In another study, the cytotoxic activity of clove extract on MCF-7 human breast cancer cells was evaluated. In lab tests, the researchers found that clove essential oil and ethanol extract of clove were both toxic to breast cancer cells.
Noting the well-validated anti-inflammatory, antibacterial and antiseptic properties of cloves, the researchers concluded, "Cloves are natural products with excellent cytotoxicity toward MCF-7 cells; thus, they are promising sources for the development of anticancer agents."
Earlier research published in the Asian Pacific Journal of Cancer Prevention called out eugenol for its anticancer effects. The study authors commented:
"[T]his work demonstrates that the eugenol present in clove oil extract is an effective cytotoxic agent for different type of cancer cells and it is endowed with apoptotic inducing capability.

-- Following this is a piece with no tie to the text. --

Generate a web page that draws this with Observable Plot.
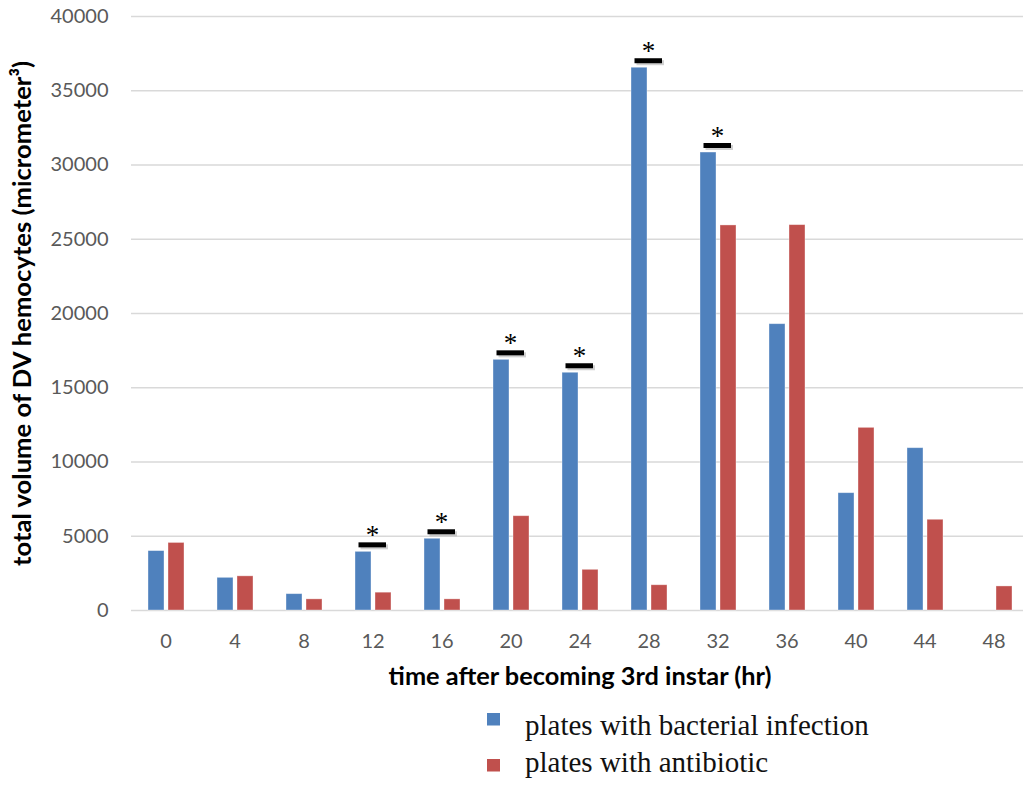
<!DOCTYPE html>
<html><head><meta charset="utf-8">
<script src="https://cdn.jsdelivr.net/npm/d3@7"></script>
<script src="https://cdn.jsdelivr.net/npm/@observablehq/plot@0.6"></script>
<style>
html,body{margin:0;padding:0;background:#fff;overflow:hidden;}
#chart{position:relative;width:1023px;height:785px;overflow:hidden;}
#chart svg{display:block;overflow:hidden;}
g[aria-label="y-axis label"], g[aria-label="fx-axis label"]{font-weight:bold;fill:#000;}
g[aria-label="fx-axis tick label"], g[aria-label="y-axis tick label"]{fill:#595959;}
</style></head><body><div id="chart"></div><script>
const times = [0, 4, 8, 12, 16, 20, 24, 28, 32, 36, 40, 44, 48];
const infection = [4000, 2200, 1100, 3950, 4830, 16880, 16010, 36550, 30840, 19280, 7900, 10930, null];
const antibiotic = [4550, 2300, 750, 1200, 750, 6350, 2740, 1700, 25930, 25950, 12300, 6110, 1620];
const significant = [12, 16, 20, 24, 28, 32];
const seriesNames = ["plates with bacterial infection", "plates with antibiotic"];
const colors = ["#4F81BD", "#C0504D"];
const yTicks = [0, 5000, 10000, 15000, 20000, 25000, 30000, 35000, 40000];
const xTitle = "time after becoming 3rd instar (hr)";
const yTitle = "total volume of DV hemocytes (micrometer³)";

const rows = [];
times.forEach((t, i) => {
  if (infection[i] != null) rows.push({time: t, series: seriesNames[0], value: infection[i]});
  if (antibiotic[i] != null) rows.push({time: t, series: seriesNames[1], value: antibiotic[i]});
});
const sig = significant.map(t => ({time: t, series: seriesNames[0], value: infection[times.indexOf(t)]}));

const plot = Plot.plot({
  width: 1023,
  height: 697,
  marginLeft: 131,
  marginRight: -5,
  marginTop: 16,
  marginBottom: 87,
  style: {fontFamily: "Lato, sans-serif", fontSize: "20px", background: "#fff"},
  fx: {domain: times, padding: 0, axis: "bottom", tickSize: 0, tickPadding: 23, label: xTitle, labelAnchor: "center", labelOffset: 74, labelArrow: "none"},
  x: {domain: seriesNames, paddingInner: 0.2, paddingOuter: 0.824, axis: null},
  y: {domain: [0, 40000], axis: null},
  color: {domain: seriesNames, range: colors},
  marks: [
    Plot.gridY(yTicks, {stroke: "#d9d9d9", strokeOpacity: 1, strokeWidth: 1.6}),
    Plot.barY(rows, {fx: "time", x: "series", y: "value", fill: "series", stroke: "#fff", strokeOpacity: 0.45, strokeWidth: 0.8}),
    Plot.tickY(sig, {fx: "time", x: "series", y: "value", dy: -5, dx: 2, insetLeft: 3.5, insetRight: -15, stroke: "#999", strokeOpacity: 0.45, strokeWidth: 5}),
    Plot.tickY(sig, {fx: "time", x: "series", y: "value", dy: -7, insetLeft: 3.5, insetRight: -15, stroke: "#000", strokeWidth: 5}),
    Plot.text(sig, {fx: "time", x: "series", y: "value", text: () => "*", dx: 9, dy: -16, fontSize: 27, fontFamily: "Liberation Serif, serif", fill: "#000"}),
    Plot.axisY(yTicks, {tickSize: 0, tickPadding: 23, tickFormat: d => String(d), label: yTitle, labelAnchor: "center", labelOffset: 119, labelArrow: "none"})
  ]
});
const chart = document.getElementById("chart");
chart.appendChild(plot);

// fit the bold axis titles to the reference's lengths
function fit(sel, target) {
  d3.select(plot).selectAll(sel).each(function() {
    const t = this;
    t.style.fontSize = "20px";
    const len = t.getComputedTextLength();
    if (len > 0) t.style.fontSize = (20 * target / len).toFixed(2) + "px";
  });
}
fit('g[aria-label="y-axis label"] text', 505);
fit('g[aria-label="fx-axis label"] text', 383);

// legend below the chart
const leg = d3.select(chart).append("svg").attr("width", 1023).attr("height", 88)
  .style("display", "block");
seriesNames.forEach((name, i) => {
  const g = leg.append("g");
  g.append("rect").attr("x", 487).attr("y", 16 + i * 46).attr("width", 13).attr("height", 12.5).attr("fill", colors[i]);
  g.append("text").attr("x", 525).attr("y", 38 + i * 37).text(name)
    .attr("font-family", "Liberation Serif, 'Times New Roman', serif").attr("font-size", 29).attr("fill", "#111");
});
</script></body></html>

These results suggest that eugenol may constitute a potential antitumor compound against different kind of cancer cells."

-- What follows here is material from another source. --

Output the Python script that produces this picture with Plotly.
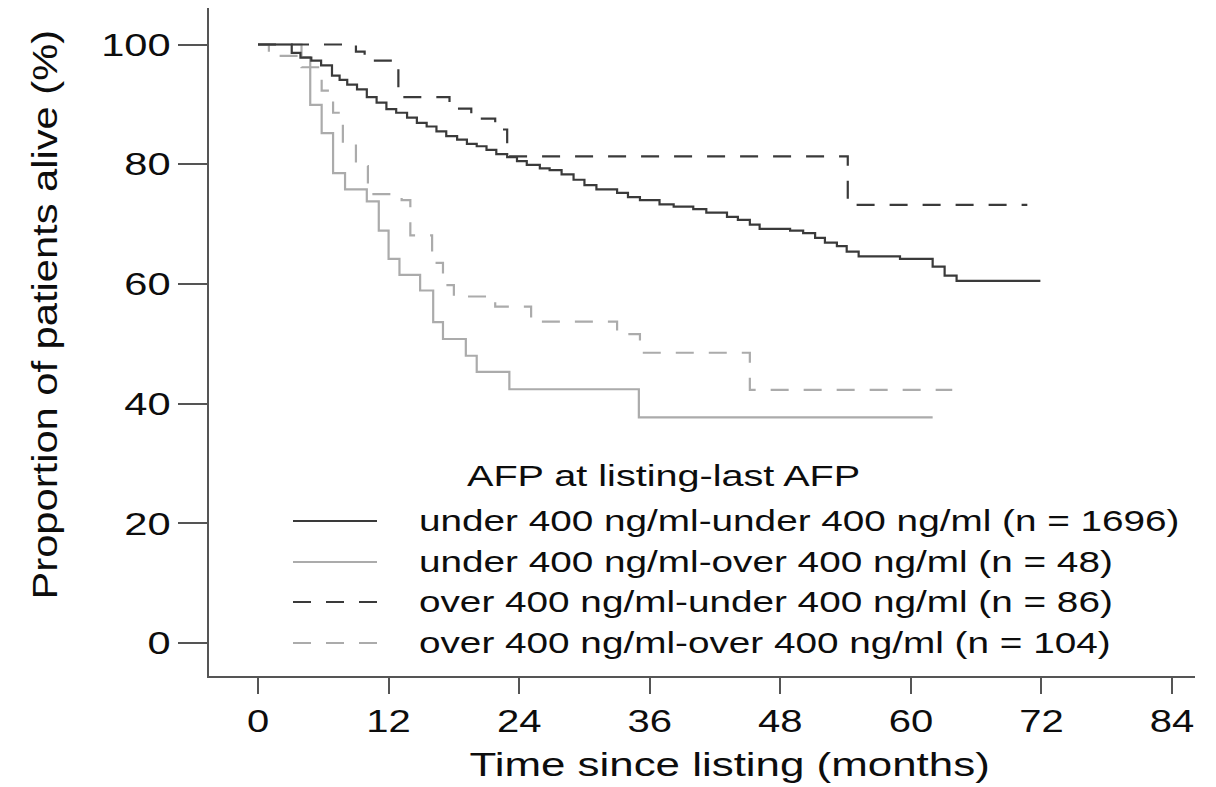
import json
import plotly.graph_objects as go

# Kaplan-Meier step estimates (months since listing, % alive) per AFP group
uu_time = [0, 3.1, 3.9, 4.9, 5.8, 6.8, 7.5, 8.2, 9.1, 10.0, 10.9, 11.8, 12.7, 13.7, 14.6,
           15.5, 16.4, 17.3, 18.3, 19.2, 20.1, 21.0, 21.9, 22.9, 23.8, 24.7, 25.9, 26.8,
           27.9, 29.0, 30.0, 31.1, 33.0, 34.0, 35.1, 36.9, 38.2, 40.0, 41.2, 43.1, 44.1,
           45.2, 46.1, 48.9, 50.1, 51.2, 52.1, 53.2, 54.1, 55.2, 59.0, 62.0, 63.1, 64.2, 71.9]
uu_surv = [100, 98.6, 97.8, 97.3, 96.5, 94.8, 94.1, 93.3, 92.5, 91.2, 90.3, 89.2, 88.6, 87.8,
           86.9, 86.3, 85.5, 84.7, 84.1, 83.4, 83.0, 82.4, 81.7, 81.2, 80.5, 79.9, 79.3, 79.0,
           78.3, 77.4, 76.5, 75.8, 75.2, 74.5, 74.0, 73.3, 72.9, 72.5, 71.9, 71.2, 70.7,
           69.9, 69.2, 68.9, 68.5, 67.7, 66.9, 66.3, 65.4, 64.6, 64.2, 62.9, 61.4, 60.5, 60.5]

uo_time = [0, 4.0, 4.8, 5.85, 6.9, 8.0, 10.0, 11.1, 12.0, 13.0, 14.9, 16.1, 17.0, 19.1,
           20.1, 23.1, 35.0, 62.0]
uo_surv = [100, 97.9, 89.9, 85.2, 78.5, 75.8, 73.8, 68.9, 64.2, 61.5, 58.9, 53.6, 50.8, 48.0,
           45.3, 42.4, 37.7, 37.7]

ou_time = [0, 9.0, 9.8, 12.9, 17.6, 19.6, 21.8, 22.9, 54.2, 70.7]
ou_surv = [100, 98.8, 97.3, 91.2, 89.3, 87.6, 85.8, 81.3, 73.2, 73.2]

oo_time = [0, 1.0, 4.0, 5.85, 6.9, 7.8, 9.0, 10.1, 13.2, 14.0, 16.0, 17.0, 18.0, 21.8,
           25.1, 33.0, 35.1, 45.2, 63.8]
oo_surv = [100, 98.1, 96.2, 92.3, 88.6, 83.3, 79.7, 75.0, 74.0, 68.1, 63.5, 59.8, 57.9, 56.2,
           53.7, 51.6, 48.5, 42.3, 42.3]

group_labels = [
    "under 400 ng/ml-under 400 ng/ml (n = 1696)",
    "under 400 ng/ml-over 400 ng/ml (n = 48)",
    "over 400 ng/ml-under 400 ng/ml (n = 86)",
    "over 400 ng/ml-over 400 ng/ml (n = 104)",
]
legend_title = "AFP at listing-last AFP"
x_ticks = [0, 12, 24, 36, 48, 60, 72, 84]
y_ticks = [0, 20, 40, 60, 80, 100]

DARK = "#3a3a3a"
LIGHT = "#ababab"
DASH = "18px,15px"
styles = [
    dict(color=DARK, dash="solid"),
    dict(color=LIGHT, dash="solid"),
    dict(color=DARK, dash=DASH),
    dict(color=LIGHT, dash=DASH),
]
series = [(uu_time, uu_surv), (uo_time, uo_surv), (ou_time, ou_surv), (oo_time, oo_surv)]

FONT = "Liberation Sans, Arial, sans-serif"
TEXT = "#0d0d0d"
W, H = 1216, 787
L, R, T, B = 209, 21, 8, 111
PW, PH = W - L - R, H - T - B


def px_x(px):
    return (px - L) / PW


def px_y(py):
    return (H - B - py) / PH


fig = go.Figure()
# draw light curves first so the dark ones sit on top
for i in [1, 3, 0, 2]:
    t, s = series[i]
    fig.add_trace(go.Scatter(
        x=t, y=s, mode="lines", line_shape="hv", name=group_labels[i],
        line=dict(color=styles[i]["color"], dash=styles[i]["dash"], width=2.2),
        hoverinfo="skip", showlegend=False,
    ))

# hand-built legend block inside the plot
legend_rows_y = [521, 562, 602, 643]
shapes = []
annotations = []
for i, py in enumerate(legend_rows_y):
    shapes.append(dict(
        type="line", xref="paper", yref="paper",
        x0=px_x(293), x1=px_x(377), y0=px_y(py), y1=px_y(py),
        line=dict(color=styles[i]["color"], dash=styles[i]["dash"], width=2.2),
    ))
    annotations.append(dict(
        xref="paper", yref="paper", x=px_x(417), y=px_y(py - 0.5),
        xanchor="left", yanchor="middle", align="left", showarrow=False,
        text=group_labels[i], font=dict(family=FONT, size=30, color=TEXT),
    ))
annotations.append(dict(
    xref="paper", yref="paper", x=px_x(465), y=px_y(475),
    xanchor="left", yanchor="middle", align="left", showarrow=False,
    text=legend_title, font=dict(family=FONT, size=30, color=TEXT),
))
# axis titles
annotations.append(dict(
    xref="paper", yref="paper", x=px_x(44), y=px_y(315),
    xanchor="center", yanchor="middle", showarrow=False, textangle=-90,
    text="Proportion of patients alive (%)", font=dict(family=FONT, size=35, color=TEXT),
))
annotations.append(dict(
    xref="paper", yref="paper", x=px_x(729), y=px_y(765),
    xanchor="center", yanchor="middle", showarrow=False,
    text="Time since listing (months)", font=dict(family=FONT, size=33, color=TEXT),
))

axis_common = dict(
    showgrid=False, zeroline=False, showline=True, linecolor="#555555", linewidth=2,
    ticks="outside", tickcolor="#555555", tickwidth=2, mirror=False,
    tickfont=dict(family=FONT, size=32, color=TEXT),
)
fig.update_layout(
    width=W, height=H,
    margin=dict(l=L, r=R, t=T, b=B, pad=0),
    paper_bgcolor="white", plot_bgcolor="white",
    showlegend=False,
    xaxis=dict(range=[-4.503, 86.11], tickvals=x_ticks, ticklen=16,
               ticklabelstandoff=0, **axis_common),
    yaxis=dict(range=[-5.51, 106.1], tickvals=y_ticks, ticklen=29,
               ticklabelstandoff=1, **axis_common),
    shapes=shapes,
    annotations=annotations,
)

# widen glyphs along the baseline (wide-set lettering)
stretch = {
    "Proportion of patients alive (%)": 1.19,
    "Time since listing (months)": 1.33,
    legend_title: 1.32,
}
for lab in group_labels:
    stretch[lab] = 1.29
post_js = """
var gd = document.getElementById('{plot_id}');
var table = %s;
function widen(el, k) {
  var w = el.getComputedTextLength();
  if (w > 0) {
    el.setAttribute('textLength', (w * k).toFixed(1));
    el.setAttribute('lengthAdjust', 'spacingAndGlyphs');
  }
}
gd.querySelectorAll('.xtick text').forEach(function (el) { widen(el, 1.25); });
gd.querySelectorAll('.ytick text').forEach(function (el) { widen(el, 1.3); });
gd.querySelectorAll('text.annotation-text').forEach(function (el) {
  var k = table[el.textContent];
  if (k) { widen(el, k); }
});
""" % json.dumps(stretch)

fig.write_html("out.html", post_script=post_js)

Clove Influences Diabetes and Obesity
A body of 2014 research evaluated the effect of clove bud powder on lab rats with diabetes. They noted blood sugar levels were lower in rats that received the clove powder compared to those in the control (no treatment) group. They also observed:
- Reduced activity of alpha-glucosidase for rats treated with either clove powder or the diabetes drug metformin as compared to the control group
- Rats receiving clove powder had significantly reduced activity of liver enzymes such as alanine aminotransferase, aspartate aminotransferase and alkaline phosphatase
- Rats receiving clove powder showed elevated levels of antioxidants such as glutathione, ascorbic acid, superoxide dismutase and catalase
About the outcomes, the researchers said, "The results suggest that the clove bud diet may attenuate hyperglycemia, hyperlipidemia, hepatotoxicity and oxidative stress in the Type 2 diabetic condition."
Beyond this, research published in the Journal of Medicinal Food asserts clove extract and nigericin, a component of clove extract, reduced insulin resistance in mouse muscle cells (myoblasts). Diabetic mice that consumed nigericin had less insulin resistance and showed improvements in glucose tolerance, insulin secretion and beta cell function.
Cloves have also been investigated for their potential impact on obesity. In a 2017 studying using a mouse model, researchers found an alcohol extract of clove (AEC) reduced the incidence of obesity resulting from a high-fat diet.
Specifically, mice who received clove extract had lower body weight, less abdominal fat and less liver fat than those in the control group who received none. The study authors also found AEC could regulate triglycerides and low-density lipoprotein (LDL) cholesterol.